▶ _WORK INSTRUCTIONS_
Skip the pictures, please, and write out exactly the lines from the opening of the data through the line containing "0.0279, 0.0286, 0.0287]".

- - -

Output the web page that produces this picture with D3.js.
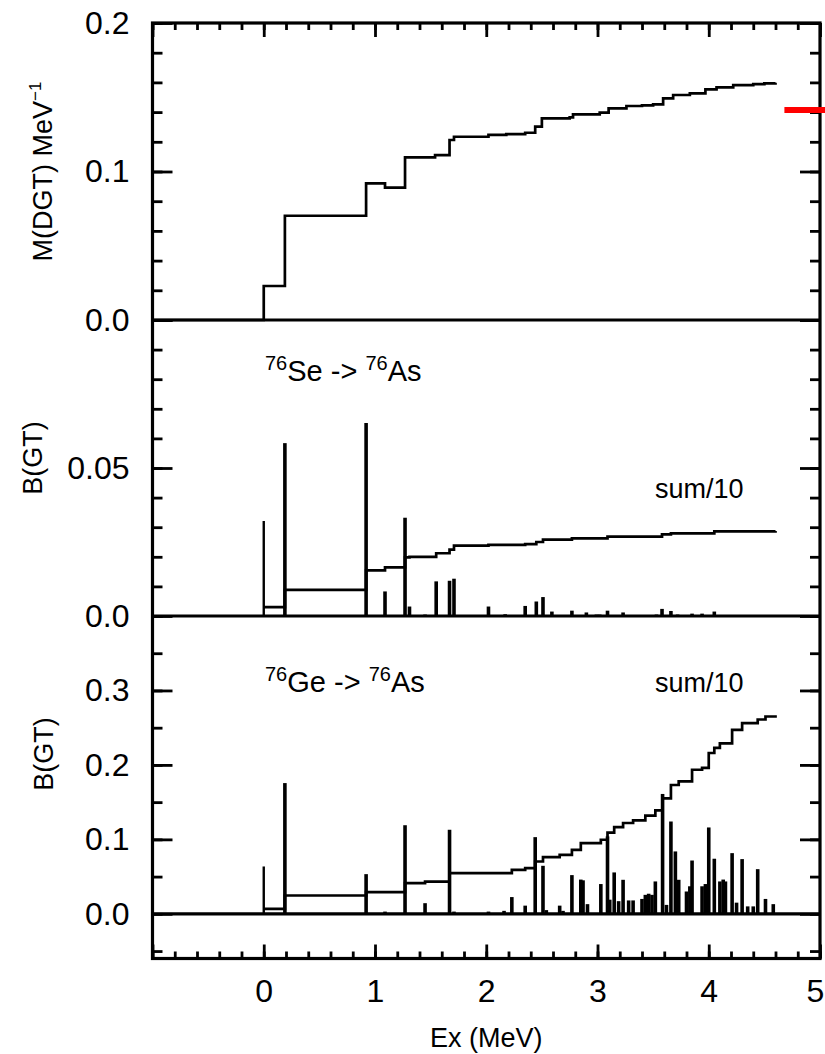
<!DOCTYPE html>
<html>
<head>
<meta charset="utf-8">
<script src="https://cdn.jsdelivr.net/npm/d3@7"></script>
<style>
  body { margin: 0; background: #fff; }
  text { font-family: "Liberation Sans", Arial, Helvetica, sans-serif; fill: #000; }
</style>
</head>
<body>
<script>
// ---------------Data---------------

// top panel: running M(DGT) (step values)
const mdgtE = [-1, 0, 0.19, 0.92, 1.09, 1.27, 1.54, 1.67, 1.71, 2.02, 2.18, 2.35, 2.44, 2.50, 2.75, 2.78, 3.02, 3.10, 3.26, 3.40, 3.50, 3.59, 3.68, 3.83, 3.97, 4.07, 4.22, 4.40, 4.50, 4.60]
const mdgtV = [0, 0.0229, 0.0702, 0.0920, 0.0891, 0.1095, 0.1110, 0.1212, 0.1234, 0.1246, 0.1252, 0.1261, 0.1302, 0.1358, 0.1365, 0.1385, 0.1396, 0.1425, 0.1441, 0.1445, 0.1452, 0.1493, 0.1515, 0.1526, 0.1553, 0.1567, 0.1582, 0.1589, 0.1594, 0.1598]
const markerE = [4.68, 5.06]
const markerV = 0.1414

// 76Se -> 76As strengths
const seE = [0.00, 0.19, 0.92, 1.09, 1.27, 1.31, 1.45, 1.55, 1.67, 1.71, 2.02, 2.17, 2.35, 2.45, 2.51, 2.59, 2.77, 2.90, 2.99, 3.02, 3.09, 3.23, 3.53, 3.58, 3.66, 3.72, 3.85, 3.94, 4.05, 4.52]
const seB = [0.0321, 0.0584, 0.0652, 0.0083, 0.0332, 0.0032, 0.0005, 0.0117, 0.0119, 0.0126, 0.0032, 0.0006, 0.0034, 0.0049, 0.0064, 0.0015, 0.0018, 0.0012, 0.0005, 0.0005, 0.0018, 0.0012, 0.0005, 0.0024, 0.0017, 0.0005, 0.0008, 0.0008, 0.0015, 0.0003]
// running sum / 10
const seSumE = [0.00, 0.19, 0.92, 1.09, 1.27, 1.31, 1.55, 1.67, 1.71, 2.02, 2.35, 2.45, 2.51, 2.77, 3.09, 3.58, 3.66, 4.05, 4.60]
const seSumV = [0.0030, 0.0088, 0.0154, 0.0164, 0.0198, 0.0200, 0.0212, 0.0224, 0.0238, 0.0240, 0.0243, 0.0250, 0.0258, 0.0262, 0.0268, 0.0276, 0.0279, 0.0286, 0.0287]

// 76Ge -> 76As strengths
const geE = [0.00, 0.19, 0.92, 1.09, 1.27, 1.45, 1.67, 1.71, 2.02, 2.16, 2.23, 2.35, 2.44, 2.51, 2.54, 2.66, 2.69, 2.77, 2.85, 2.87, 2.91, 3.03, 3.09, 3.11, 3.15, 3.19, 3.23, 3.28, 3.32, 3.40, 3.43, 3.46, 3.49, 3.52, 3.585, 3.62, 3.66, 3.70, 3.73, 3.80, 3.83, 3.85, 3.94, 3.97, 4.00, 4.05, 4.10, 4.13, 4.15, 4.21, 4.25, 4.30, 4.35, 4.40, 4.44, 4.51, 4.58]
const geB = [0.0636, 0.1756, 0.0533, 0.0030, 0.1190, 0.0143, 0.1129, 0.0030, 0.0030, 0.0040, 0.0225, 0.0110, 0.1030, 0.0645, 0.0050, 0.0110, 0.0040, 0.0520, 0.0460, 0.0450, 0.0130, 0.0400, 0.1040, 0.0190, 0.0556, 0.0170, 0.0457, 0.0180, 0.0180, 0.0200, 0.0255, 0.0270, 0.0255, 0.0435, 0.1610, 0.0120, 0.1240, 0.0838, 0.0457, 0.0300, 0.0370, 0.0716, 0.0370, 0.0400, 0.1160, 0.0740, 0.0435, 0.0460, 0.0435, 0.0815, 0.0150, 0.0735, 0.0100, 0.0100, 0.0600, 0.0200, 0.0130]
// running sum / 10
const geSumE = [0.00, 0.19, 0.92, 1.27, 1.45, 1.67, 2.23, 2.35, 2.44, 2.51, 2.66, 2.77, 2.85, 3.03, 3.09, 3.15, 3.23, 3.32, 3.43, 3.52, 3.585, 3.66, 3.73, 3.85, 3.94, 4.00, 4.05, 4.10, 4.21, 4.30, 4.44, 4.51, 4.60]
const geSumV = [0.0067, 0.0246, 0.0291, 0.0412, 0.0432, 0.0547, 0.0590, 0.0614, 0.0703, 0.0762, 0.0793, 0.0860, 0.0950, 0.0995, 0.1090, 0.1165, 0.1220, 0.1255, 0.1320, 0.1390, 0.1550, 0.1730, 0.1780, 0.1935, 0.1960, 0.2160, 0.2230, 0.2290, 0.2470, 0.2560, 0.2610, 0.2650, 0.2666]

// ticks
const xMajor = [-1, 0, 1, 2, 3, 4, 5]
const xLabels = ['', '0', '1', '2', '3', '4', '5']
const p1Major = [0, 0.1, 0.2]
const p1Labels = ['0.0', '0.1', '0.2']
const p2Major = [0, 0.05, 0.1]
const p2Labels = ['0.0', '0.05', '']
const p3Major = [0, 0.1, 0.2, 0.3]
const p3Labels = ['0.0', '0.1', '0.2', '0.3']

// ---------------Layout---------------

const fullWidth = 825
const fullHeight = 1054
const left = 152.5
const right = 820
const top1 = 23, bot1 = 320
const top2 = 320, bot2 = 616
const top3 = 616, bot3 = 958.5

const svg = d3.select('body').append('svg')
  .attr('width', fullWidth)
  .attr('height', fullHeight)

const x = d3.scaleLinear().domain([-1, 5]).range([left, right])
const y1 = d3.scaleLinear().domain([0, 0.2]).range([bot1, top1])
const y2 = d3.scaleLinear().domain([0, 0.1]).range([bot2, top2])
const y3 = d3.scaleLinear().domain([-0.06, 0.4]).range([bot3, top3])

const range = (a, b, s) => d3.range(Math.round(a / s), Math.round(b / s) + 1).map(i => +(i * s).toFixed(4))

// ---------------Axes---------------

function yAxes(scale, major, labels, minorStep) {
  const [lo, hi] = scale.domain()
  const minor = range(Math.ceil(lo / minorStep) * minorStep, hi, minorStep)
  const g = svg.append('g')

  g.append('g').attr('transform', `translate(${left},0)`)
    .call(d3.axisLeft(scale).tickValues(minor).tickSize(-10).tickFormat(''))
  g.append('g').attr('transform', `translate(${left},0)`)
    .call(d3.axisLeft(scale).tickValues(major).tickSize(-20).tickPadding(23)
      .tickFormat((d, i) => labels[i]))
  g.append('g').attr('transform', `translate(${right},0)`)
    .call(d3.axisRight(scale).tickValues(minor).tickSize(-10).tickFormat(''))
  g.append('g').attr('transform', `translate(${right},0)`)
    .call(d3.axisRight(scale).tickValues(major).tickSize(-20).tickFormat(''))

  g.selectAll('.domain').remove()
  g.selectAll('.tick line').attr('stroke', '#000').attr('stroke-width', 2.8)
  g.selectAll('.tick text').attr('font-size', 32).attr('font-family', '"Liberation Sans", Arial, sans-serif')
}

yAxes(y1, p1Major, p1Labels, 0.02)
yAxes(y2, p2Major, p2Labels, 0.01)
yAxes(y3, p3Major, p3Labels, 0.05)

const xMinor = range(-1, 5, 0.2)
const xg = svg.append('g')
xg.append('g').attr('transform', `translate(0,${top1})`)
  .call(d3.axisTop(x).tickValues(xMinor).tickSize(-7).tickFormat(''))
xg.append('g').attr('transform', `translate(0,${top1})`)
  .call(d3.axisTop(x).tickValues(xMajor).tickSize(-14).tickFormat(''))
xg.append('g').attr('transform', `translate(0,${bot3})`)
  .call(d3.axisBottom(x).tickValues(xMinor).tickSize(-7).tickFormat(''))
xg.append('g').attr('transform', `translate(0,${bot3})`)
  .call(d3.axisBottom(x).tickValues(xMajor).tickSize(-14).tickPadding(21)
    .tickFormat((d, i) => xLabels[i]))
xg.selectAll('.domain').remove()
xg.selectAll('.tick line').attr('stroke', '#000').attr('stroke-width', 2.8)
xg.selectAll('.tick text').attr('font-size', 32).attr('font-family', '"Liberation Sans", Arial, sans-serif')
// last label sits against the right edge of the page
xg.selectAll('.tick text').filter(d => d === 5).attr('dx', -5)

// ---------------Frame---------------

svg.append('rect')
  .attr('x', left).attr('y', top1)
  .attr('width', right - left).attr('height', bot3 - top1)
  .attr('fill', 'none').attr('stroke', '#000').attr('stroke-width', 3.2)

;[bot1, bot2, y3(0)].forEach(yy => {
  svg.append('line')
    .attr('x1', left).attr('x2', right)
    .attr('y1', yy).attr('y2', yy)
    .attr('stroke', '#000').attr('stroke-width', 3.2)
})

// ---------------Data marks---------------

const step = (scale) => d3.line()
  .x(d => x(d[0]))
  .y(d => scale(d[1]))
  .curve(d3.curveStepAfter)

function spikes(scale, es, bs) {
  svg.append('g').selectAll('line')
    .data(es.map((e, i) => [e, bs[i]]))
    .enter().append('line')
    .attr('x1', d => x(d[0])).attr('x2', d => x(d[0]))
    .attr('y1', scale(0)).attr('y2', d => scale(d[1]))
    .attr('stroke', '#000')
    .attr('stroke-width', (d, i) => i === 0 ? 2.4 : 3.6)
}

function curve(scale, es, vs) {
  svg.append('path')
    .datum(es.map((e, i) => [e, vs[i]]))
    .attr('d', step(scale))
    .attr('fill', 'none')
    .attr('stroke', '#000')
    .attr('stroke-width', 2.7)
}

curve(y1, mdgtE, mdgtV)

svg.append('line')
  .attr('x1', x(markerE[0])).attr('x2', x(markerE[1]))
  .attr('y1', y1(markerV)).attr('y2', y1(markerV))
  .attr('stroke', '#ff0000').attr('stroke-width', 6)

spikes(y2, seE, seB)
curve(y2, seSumE, seSumV)

spikes(y3, geE, geB)
curve(y3, geSumE, geSumV)

// ---------------Labels---------------

function reaction(yy, from) {
  const t = svg.append('text').attr('x', 265).attr('y', yy).attr('font-size', 29)
  t.append('tspan').attr('font-size', 20).attr('dy', -11).text('76')
  t.append('tspan').attr('dy', 11).text(from + ' -> ')
  t.append('tspan').attr('font-size', 20).attr('dy', -11).text('76')
  t.append('tspan').attr('dy', 11).text('As')
}
reaction(381, 'Se')
reaction(692, 'Ge')

svg.append('text').attr('x', 655).attr('y', 498).attr('font-size', 27).text('sum/10')
svg.append('text').attr('x', 655).attr('y', 692).attr('font-size', 27).text('sum/10')

const yt = svg.append('text')
  .attr('transform', `translate(52,${(top1 + bot1) / 2}) rotate(-90)`)
  .attr('text-anchor', 'middle').attr('font-size', 27)
yt.append('tspan').text('M(DGT) MeV')
yt.append('tspan').attr('font-size', 17).attr('dy', -11).text('\u22121')

svg.append('text')
  .attr('transform', `translate(42,458) rotate(-90)`)
  .attr('text-anchor', 'middle').attr('font-size', 27).text('B(GT)')
svg.append('text')
  .attr('transform', `translate(53,754) rotate(-90)`)
  .attr('text-anchor', 'middle').attr('font-size', 27).text('B(GT)')

svg.append('text')
  .attr('x', (left + right) / 2).attr('y', 1047)
  .attr('text-anchor', 'middle').attr('font-size', 27).text('Ex (MeV)')
</script>
</body>
</html>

- - -

▶ _RESULT_
Output the web page that produces this picture with D3.js.
<!DOCTYPE html>
<html>
<head>
<meta charset="utf-8">
<script src="https://cdn.jsdelivr.net/npm/d3@7"></script>
<style>
  body { margin: 0; background: #fff; }
  text { font-family: "Liberation Sans", Arial, Helvetica, sans-serif; fill: #000; }
</style>
</head>
<body>
<script>
// ---------------Data---------------

// top panel: running M(DGT) (step values)
const mdgtE = [-1, 0, 0.19, 0.92, 1.09, 1.27, 1.54, 1.67, 1.71, 2.02, 2.18, 2.35, 2.44, 2.50, 2.75, 2.78, 3.02, 3.10, 3.26, 3.40, 3.50, 3.59, 3.68, 3.83, 3.97, 4.07, 4.22, 4.40, 4.50, 4.60]
const mdgtV = [0, 0.0229, 0.0702, 0.0920, 0.0891, 0.1095, 0.1110, 0.1212, 0.1234, 0.1246, 0.1252, 0.1261, 0.1302, 0.1358, 0.1365, 0.1385, 0.1396, 0.1425, 0.1441, 0.1445, 0.1452, 0.1493, 0.1515, 0.1526, 0.1553, 0.1567, 0.1582, 0.1589, 0.1594, 0.1598]
const markerE = [4.68, 5.06]
const markerV = 0.1414

// 76Se -> 76As strengths
const seE = [0.00, 0.19, 0.92, 1.09, 1.27, 1.31, 1.45, 1.55, 1.67, 1.71, 2.02, 2.17, 2.35, 2.45, 2.51, 2.59, 2.77, 2.90, 2.99, 3.02, 3.09, 3.23, 3.53, 3.58, 3.66, 3.72, 3.85, 3.94, 4.05, 4.52]
const seB = [0.0321, 0.0584, 0.0652, 0.0083, 0.0332, 0.0032, 0.0005, 0.0117, 0.0119, 0.0126, 0.0032, 0.0006, 0.0034, 0.0049, 0.0064, 0.0015, 0.0018, 0.0012, 0.0005, 0.0005, 0.0018, 0.0012, 0.0005, 0.0024, 0.0017, 0.0005, 0.0008, 0.0008, 0.0015, 0.0003]
// running sum / 10
const seSumE = [0.00, 0.19, 0.92, 1.09, 1.27, 1.31, 1.55, 1.67, 1.71, 2.02, 2.35, 2.45, 2.51, 2.77, 3.09, 3.58, 3.66, 4.05, 4.60]
const seSumV = [0.0030, 0.0088, 0.0154, 0.0164, 0.0198, 0.0200, 0.0212, 0.0224, 0.0238, 0.0240, 0.0243, 0.0250, 0.0258, 0.0262, 0.0268, 0.0276, 0.0279, 0.0286, 0.0287]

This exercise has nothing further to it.